It may be that, whether local or global, that the full trauma is human-caused (genocides, serial killings, et cetera) and that the empty trauma is caused by nature. The obvious explanation here is blame – one cannot blame a hurricane like one can a terroristic organization, lone gunman or what have you. Blame allows the trauma to live on in a way that environmental trauma cannot. (One can of course blame the human response or lack there of to natural disasters thereby transforming empty trauma into a full one.)
/2/ – Children’s private nationalities
A fistful of Queer theory texts including, but not limited to, Lauren Berlant’s The Queen of American Goes to Washington City, Ann Cvetkovich’s An Archive of Feelings and Lee Edelman’s No Future, all deal with the interplay of children, trauma and or nationality. All three texts involve a kind of quotidian trauma, a ‘commonizing’ of traumatic feelings and subsequently of politics.
Berlant argues that an ‘intimate public sphere’ has become the center of American politics, and that the fetus, in particular, has become the signifier around which much of contemporary political concern encircles. Berlant goes on to state that the figure of the fetus in particular has become the most used loci of public intimacy. Berlant further argues that the pregnant woman becomes reduced to an almost formless “vehicle for the production of national culture” (p. 87).
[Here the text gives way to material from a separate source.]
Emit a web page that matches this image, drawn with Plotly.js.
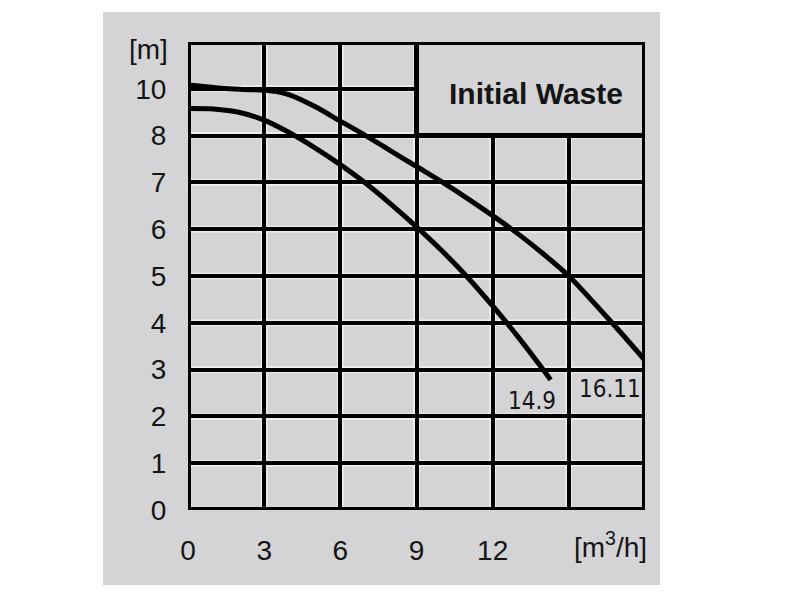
<!DOCTYPE html>
<html>
<head>
<meta charset="utf-8">
<script src="https://cdn.plot.ly/plotly-3.0.1.min.js"></script>
<style>html,body{margin:0;padding:0;background:#fff;}#chart{width:800px;height:600px;}</style>
</head>
<body>
<div id="chart"></div>
<script>
// Flow [m3/h] and head (in chart grid units; the tick at 9 is labelled "10")
const flowUpper = [0, 1, 2, 3, 3.5, 4, 5, 6, 7, 8, 9, 10, 11, 12, 13, 14, 15, 16, 17, 18];
const headUpper = [9.08, 9.03, 8.99, 8.97, 8.94, 8.87, 8.62, 8.31, 8.0, 7.67, 7.34, 7.01, 6.66, 6.29, 5.9, 5.47, 5.0, 4.42, 3.82, 3.2];
const flowLower = [0, 1, 2, 3, 4, 5, 6, 7, 8, 9, 10, 11, 12, 13, 14, 14.28];
const headLower = [8.58, 8.57, 8.50, 8.33, 8.06, 7.74, 7.38, 6.98, 6.53, 6.05, 5.54, 4.98, 4.36, 3.7, 2.99, 2.78];

const xTickVals = [0, 3, 6, 9, 12, 15];
const xTickText = ['0', '3', '6', '9', '12', ' '];
const yTickVals = [0, 1, 2, 3, 4, 5, 6, 7, 8, 9];
const yTickText = ['0', '1', '2', '3', '4', '5', '6', '7', '8', '10'];

const curveLabels = ['14.9', '16.11'];
const boxTitle = 'Initial Waste';
const yUnit = '[m]';
const xUnit = '[m<sup>3</sup>/h]';

const GREY = '#d4d4d6';
const INK = '#151515';
const FONT = 'Liberation Sans, Arial, sans-serif';
const NARROW = 'DejaVu Sans Condensed, Liberation Sans Narrow, sans-serif';

const traces = [
  {x: flowUpper, y: headUpper, mode: 'lines', line: {color: '#000', width: 5, shape: 'spline', smoothing: 0.8}, hoverinfo: 'skip'},
  {x: flowLower, y: headLower, mode: 'lines', line: {color: '#000', width: 5, shape: 'spline', smoothing: 0.8}, hoverinfo: 'skip'}
];

const shapes = [];
// grey panel behind the chart
shapes.push({type: 'rect', xref: 'paper', yref: 'paper', x0: -0.186, x1: 1.033, y0: -0.160, y1: 1.064,
  fillcolor: GREY, line: {width: 0}, layer: 'below'});
// light highlight lines beside the grid lines
xTickVals.forEach(v => shapes.push({type: 'line', xref: 'x', yref: 'y', x0: v, x1: v, y0: 0, y1: 10,
  line: {color: '#f0f0f0', width: 6.5}, layer: 'below'}));
yTickVals.forEach(v => shapes.push({type: 'line', xref: 'x', yref: 'y', x0: 0, x1: 18, y0: v, y1: v,
  line: {color: '#f0f0f0', width: 6.5}, layer: 'below'}));
// title box
shapes.push({type: 'rect', xref: 'x', yref: 'y', x0: 9, x1: 18, y0: 8, y1: 10,
  fillcolor: GREY, line: {color: '#000', width: 5}, layer: 'above'});
// plot frame
shapes.push({type: 'rect', xref: 'x', yref: 'y', x0: 0, x1: 18, y0: 0, y1: 10,
  fillcolor: 'rgba(0,0,0,0)', line: {color: '#000', width: 6}, layer: 'above'});

const annotations = [
  {text: boxTitle, xref: 'x', yref: 'y', x: 13.7, y: 8.91, showarrow: false,
   font: {family: FONT, size: 30, color: INK, weight: 'bold'}},
  {text: curveLabels[0], xref: 'x', yref: 'y', x: 13.55, y: 2.33, showarrow: false,
   font: {family: NARROW, size: 24, color: INK}},
  {text: curveLabels[1], xref: 'x', yref: 'y', x: 16.64, y: 2.58, showarrow: false,
   font: {family: NARROW, size: 24, color: INK}},
  {text: yUnit, xref: 'paper', yref: 'paper', x: -0.04, y: 0.985, xanchor: 'right', yanchor: 'middle', showarrow: false,
   font: {family: FONT, size: 28, color: INK}},
  {text: xUnit, xref: 'x', yref: 'paper', x: 16.66, y: -0.075, xanchor: 'center', yanchor: 'middle', showarrow: false,
   font: {family: FONT, size: 28, color: INK}}
];

const layout = {
  width: 800, height: 600,
  margin: {l: 188, r: 155, t: 42, b: 90},
  paper_bgcolor: '#ffffff',
  plot_bgcolor: GREY,
  showlegend: false,
  xaxis: {range: [0, 18], tickvals: xTickVals, ticktext: xTickText, showgrid: true, gridcolor: '#000', gridwidth: 4,
    zeroline: false, showline: false, ticks: 'outside', ticklen: 15, tickcolor: 'rgba(0,0,0,0)',
    tickfont: {family: FONT, size: 28, color: INK}, fixedrange: true},
  yaxis: {range: [0, 10], tickvals: yTickVals, ticktext: yTickText, showgrid: true, gridcolor: '#000', gridwidth: 4,
    zeroline: false, showline: false, ticks: 'outside', ticklen: 15, tickcolor: 'rgba(0,0,0,0)',
    tickfont: {family: FONT, size: 28, color: INK}, fixedrange: true},
  shapes: shapes,
  annotations: annotations
};

Plotly.newPlot('chart', traces, layout, {displayModeBar: false, staticPlot: true});
</script>
</body>
</html>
This line of thinking seems best supported by the bumper sticker that claims that abortion is killing future American soldiers, or that America’s future as an anglo dominated country is threatened by abortion (here it seems archaic fears of miscegenation are being drug up from the tomb.)
One has to wonder how exactly such an intimate sphere came about when, as aptly analyzed in Jacques Ranciere’s text Disagreement, the first democratic publics in Greece rejected the plebians in the discussion of governmental issues – it was believed that they could not engage in enlightened discourse, that all they had to offer was animalistic cries of pain. It seems someone learned, along the long way of democracy’s history, that it is best to utilize such cries of pain, displays of affect, and the like, as an undeniably valuable form of political currency.
The fetus and the child are the ‘most silent’ and therefore necessitate the most political attention, according to our contemporary intimate public. Yet silence is not the determining factor since many injured groups are only ‘heard’ politically when someone dies, as Cvetkovich suggests in Archive (p. 278). Edelman goes even further suggesting that queer folk are diametrically opposed to the view that a viable future is possible only through a politics of ‘think of the children!’ or what he dubs ‘reproductive futurism.’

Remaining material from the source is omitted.